The Indian Army seeks to replace its fleets of BMP-1 and BMP-2, pictured from an Indian Army exercise in November 2022, with the Future Infantry Combat Vehicle
India’s Defence Acquisition Council (DAC), chaired by Defence Minister Rajnath Singh, has approved the procurement of the Futuristic Infantry Combat Vehicle (FICV) for the Indian Army.
The Ministry of Defence (MoD) said in a statement that the procurement, approved through the provision of an ‘Acceptance of Necessity’ (AoN) status under the ‘Buy (Indian)’ category, includes the tracked version of the FICV for the Mechanised Infantry Regiment of the Indian Army.

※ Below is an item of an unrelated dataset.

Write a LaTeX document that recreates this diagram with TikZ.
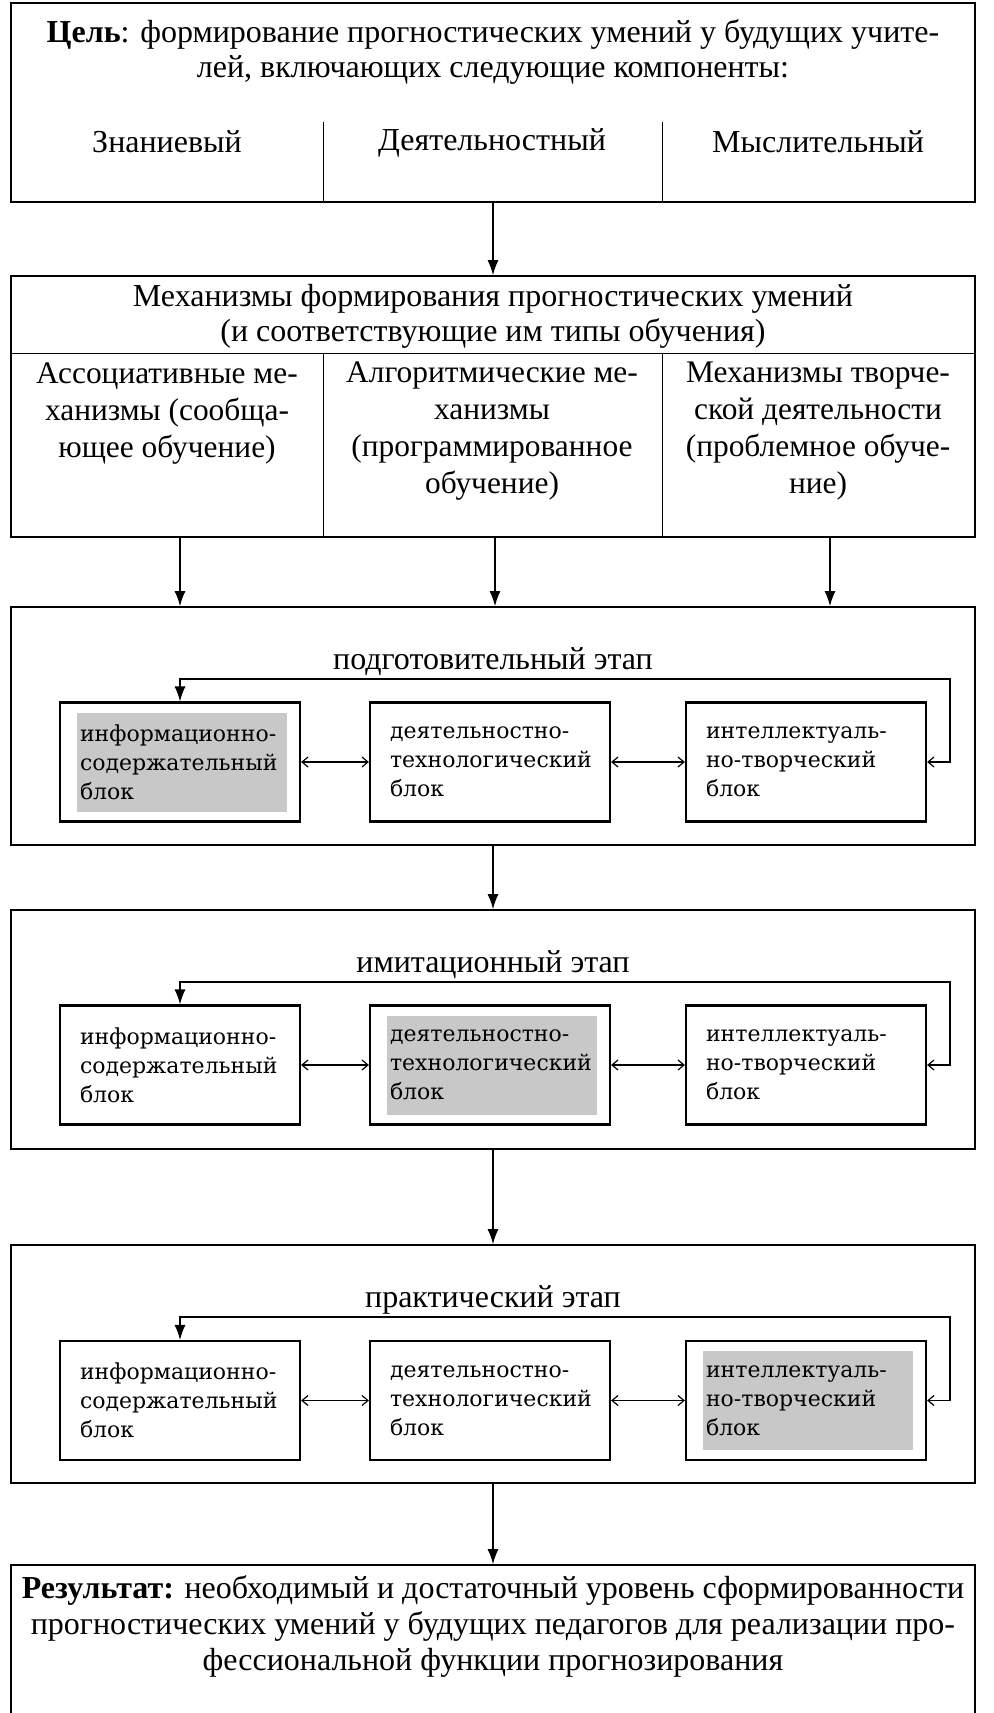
\documentclass[tikz,border=0pt]{standalone}
\usepackage{fontspec}
\setmainfont{Liberation Serif}
\newfontfamily\blockfont{DejaVu Serif}
\usetikzlibrary{arrows.meta}
\definecolor{hlgray}{RGB}{200,200,200}

\tikzset{
  bigbox/.style={draw, line width=0.9pt, minimum width=482pt, inner sep=0pt},
  txt/.style={font=\fontsize{16}{17.5}\selectfont, align=center, inner sep=0pt},
  coltxt/.style={font=\fontsize{15.7}{18.5}\selectfont, align=center, inner sep=0pt},
  blockbox/.style={draw, line width=1.1pt, minimum width=120pt, minimum height=59.5pt,
    text width=100pt, inner xsep=10pt, align=left, font=\blockfont\fontsize{11}{14.5}\selectfont},
  hl/.style={path picture={\fill[hlgray] ([shift={(8.5pt,-5pt)}]path picture bounding box.north west)
    rectangle ([shift={(-6.5pt,5pt)}]path picture bounding box.south east);}},
  arr/.style={-{Latex[length=7.5pt,width=5.5pt]}, line width=0.6pt},
  dbl/.style={{Straight Barb[length=3pt,width=5pt]}-{Straight Barb[length=3pt,width=5pt]}, line width=0.6pt},
  fbk/.style={{Straight Barb[length=3pt,width=5pt]}-{Latex[length=7.5pt,width=5.5pt]}, line width=0.6pt},
  sep/.style={line width=0.5pt}
}

\begin{document}
\begin{tikzpicture}[x=0.5pt, y=-0.5pt]
  \useasboundingbox (0,0) rectangle (993,1713);

  % goal
  \node[bigbox, minimum height=99.5pt] (goal) at (493,102.5) {};
  \node[txt] (goaltxt) at (493,51.5) {\textbf{Цель}: формирование прогностических умений у будущих учите-\\лей, включающих следующие компоненты:};
  \draw[sep] (323,122) -- (323,202);
  \draw[sep] (662,122) -- (662,202);
  \node[txt] (know) at (167,142) {Знаниевый};
  \node[txt] (act) at (492,143) {Деятельностный};
  \node[txt] (think) at (818,142) {Мыслительный};

  % mechanisms
  \node[bigbox, minimum height=130.5pt] (mech) at (493,406.5) {};
  \node[txt] (mechtxt) at (493,316) {Механизмы формирования прогностических умений\\(и соответствующие им типы обучения)};
  \draw[sep] (11,353) -- (975,353);
  \draw[sep] (323,353) -- (323,537);
  \draw[sep] (662,353) -- (662,537);
  \node[coltxt] (colA) at (167,413.5) {Ассоциативные ме-\\ханизмы (сообща-\\ющее обучение)};
  \node[coltxt] (colB) at (492,431) {Алгоритмические ме-\\ханизмы\\(программированное\\обучение)};
  \node[coltxt] (colC) at (818,431) {Механизмы творче-\\ской деятельности\\(проблемное обуче-\\ние)};
  \coordinate (ka) at (180,0);
  \coordinate (kb) at (495,0);
  \coordinate (kc) at (830,0);

  % stage 1
  \node[bigbox, minimum height=119pt] (st1) at (493,726) {};
  \node[txt] (st1txt) at (493,661.5) {подготовительный этап};
  \node[blockbox, hl] (b11) at (180,762) {информационно-\\содержательный\\блок};
  \node[blockbox] (b12) at (490,762) {деятельностно-\\технологический\\блок};
  \node[blockbox] (b13) at (806,762) {интеллектуаль-\\но-творческий\\блок};
  \coordinate (fb1) at (950,679);

  % stage 2
  \node[bigbox, minimum height=119.5pt] (st2) at (493,1029.5) {};
  \node[txt] (st2txt) at (493,964.5) {имитационный этап};
  \node[blockbox] (b21) at (180,1065) {информационно-\\содержательный\\блок};
  \node[blockbox, hl] (b22) at (490,1065) {деятельностно-\\технологический\\блок};
  \node[blockbox] (b23) at (806,1065) {интеллектуаль-\\но-творческий\\блок};
  \coordinate (fb2) at (950,982);

  % stage 3
  \node[bigbox, minimum height=119pt] (st3) at (493,1364) {};
  \node[txt] (st3txt) at (493,1300) {практический этап};
  \node[blockbox] (b31) at (180,1400.5) {информационно-\\содержательный\\блок};
  \node[blockbox] (b32) at (490,1400.5) {деятельностно-\\технологический\\блок};
  \node[blockbox, hl] (b33) at (806,1400.5) {интеллектуаль-\\но-творческий\\блок};
  \coordinate (fb3) at (950,1317);

  % result
  \node[bigbox, minimum height=82.5pt] (res) at (493,1647.5) {};
  \node[txt, font=\fontsize{16}{18}\selectfont] (restxt) at (493,1626) {\textbf{Результат:} необходимый и достаточный уровень сформированности\\прогностических умений у будущих педагогов для реализации про-\\фессиональной функции прогнозирования};

  % connectors
  \draw[arr] (goal.south) -- (mech.north);
  \draw[arr] (mech.south -| ka) -- (st1.north -| ka);
  \draw[arr] (mech.south -| kb) -- (st1.north -| kb);
  \draw[arr] (mech.south -| kc) -- (st1.north -| kc);
  \draw[dbl] (b11) -- (b12);
  \draw[dbl] (b12) -- (b13);
  \draw[fbk] (b13.east) -| (fb1) -| (b11.north);
  \draw[arr] (st1) -- (st2);
  \draw[dbl] (b21) -- (b22);
  \draw[dbl] (b22) -- (b23);
  \draw[fbk] (b23.east) -| (fb2) -| (b21.north);
  \draw[arr] (st2) -- (st3);
  \draw[dbl] (b31) -- (b32);
  \draw[dbl] (b32) -- (b33);
  \draw[fbk] (b33.east) -| (fb3) -| (b31.north);
  \draw[arr] (st3) -- (res);
\end{tikzpicture}
\end{document}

The MoD added that the FICV should be amphibious and equip a manned turret with the future combat system (FCS), and fire-and-forget top-attack anti-tank guided missiles (ATGMs).
The FICV must be inducted with an automatic cannon of at least 30 mm calibre, a co-axial machine gun, and a stabilised remote control weapon station (RCWS) with a 12.7 mm machine gun.
The FICV must be equipped with active protection and laser warning systems, and it must have a carrying capacity of 11 soldiers.
In June 2021, the Indian Army issued a request for information (RFI) on the planned procurement of 1,750 units of indigenously developed, amphibious, tracked FICVs.
The issuance of the RFI marked the Indian Army’s third attempt since 2008 to acquire FICVs to replace the service’s ageing fleet of Soviet Union-era BMP-1 and BMP-2 infantry combat vehicles (ICVs), Janes reported at the time.
India’s state-run Armoured Vehicles Nigam Limited (AVNL), and private-sector companies such as Mahindra Defence Systems, Larsen & Toubro (L&T), and Tata Motors are developing FICV prototypes for the Indian Army and are likely to take part in the FICV bidding process.